Sometimes his game was not understood, his aggressiveness mistaken for selfishness. Pitino did his best to get into Smith’s mind, and succeeded to a degree. He learned to live with the Russdiculousness to reap the rewards.

“When he’s on the break and doesn’t pass the ball ahead, I truly believe now that he’s not being selfish,” Pitino said. “In his mind, the best chance for the team to score is for him to take the ball himself and score or get fouled. His confidence is at such a level that most of us can’t comprehend it. But there is a team aspect to it.”

“And the other part is this. Some of the things he has done that people deemed weaknesses were because of things I asked him to do. We’ve needed him to drive and get fouled. We needed him to create at the end of the shot clock.”

And during the home stretch of the championship season, Smith took another step. After struggling in a five-overtime loss at Notre Dame, Smith rededicated himself to studying Pitino’s scouting reports and began a run of brilliant play equaled only in rare stretches of the program’s history. He opened the tournament by setting an NCAA Tourney single-game record with eight steals against North Carolina A&T. He was, for most of the tournament, the best player on the best team in the bracket.

At breakfast on the morning of the NCAA Midwest Regional Final against Duke, Pitino pulled Smith aside and reminded him he was a marked man. “I said, ‘Russ, Duke trapped you every time on a pick and roll (in the first meeting), and Duke is going to try to take you out of the game early on.’ I said, ‘You’ve got to get the other guys the ball.'”

“Don’t worry,” Smith told the coach. “I know how to play this game now.”

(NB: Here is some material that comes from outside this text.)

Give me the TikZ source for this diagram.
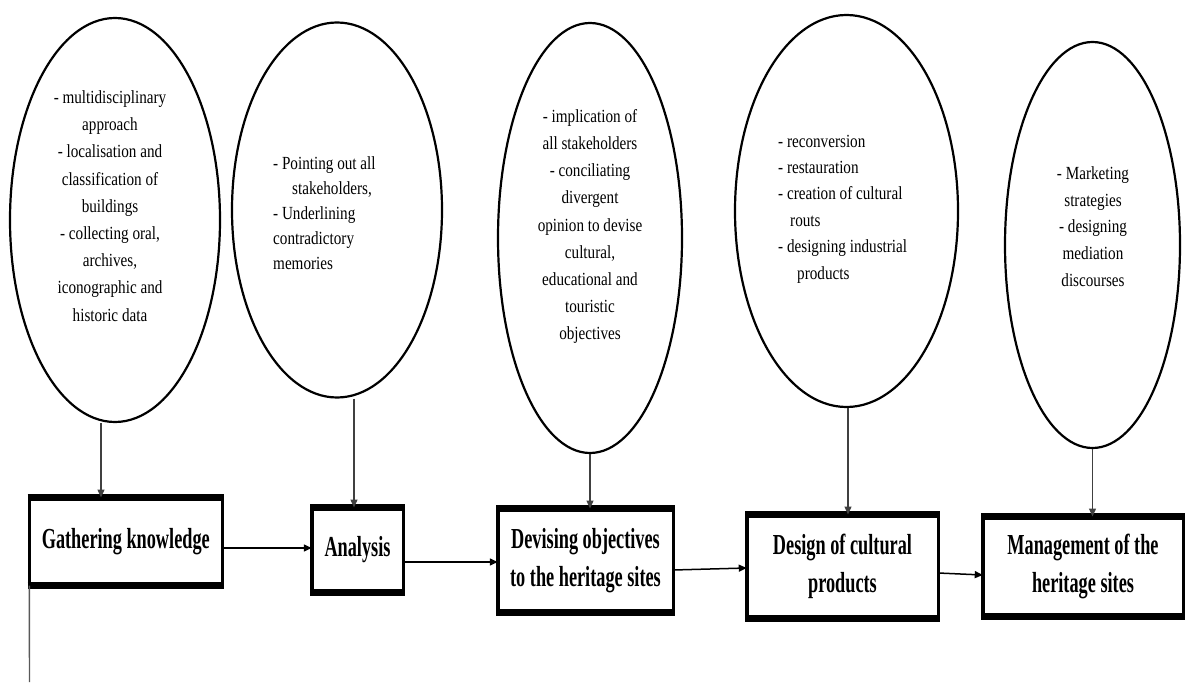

Smith evokes smiles. Pitino will be fuming at him, and he’ll embrace the coach in a hug before he realizes what has happened. But Smith should not be remembered for comic relief. The cold, hard world of statistics paints a far more serious picture of Smith the player. If you’ve tended to think of him as novelty act, you won’t after you read his statistical profile:

Smith took one out of every four of the Cardinals’ shots during their national championship season. For every 40 minutes he played, he drew 6.7 fouls on the opposition; that is, he fouled one player out, and had a decent start on another.

He scored 748 points during the season. Only one player — Darrell Griffith in 1980 — has scored more in a season for Louisville. His 18.7 points per game average ties for the 15th highest ever for a Cardinal. His 1,197 points over the past two seasons are the fifth highest two-year total ever. The others: Darrell Griffith, DeJuan Wheat, Reece Gaines, Wes Unseld and Charlie Tyra.

Smith shot 276 free throws during the championship season, a school record. Not just a school record, but a school record that had been held by Unseld.

If that’s not enough to cast Smith in a more serious light, consider the school’s all-time leading NCAA Tournament scorers.

No. 1 is Milt Wagner. There’s a tie for No. 2 — Darrell Griffith and Pervis Ellison. No. 4 is Russ Smith.

And he’ll have a chance to build on it. After thinking long and hard about it, Smith decided to stay at Louisville for his senior season.

Smith went from punch line to pantheon in two short seasons. While much of his legacy will be written in laughter, Smith already has made a serious mark on the program. And he isn’t finished yet.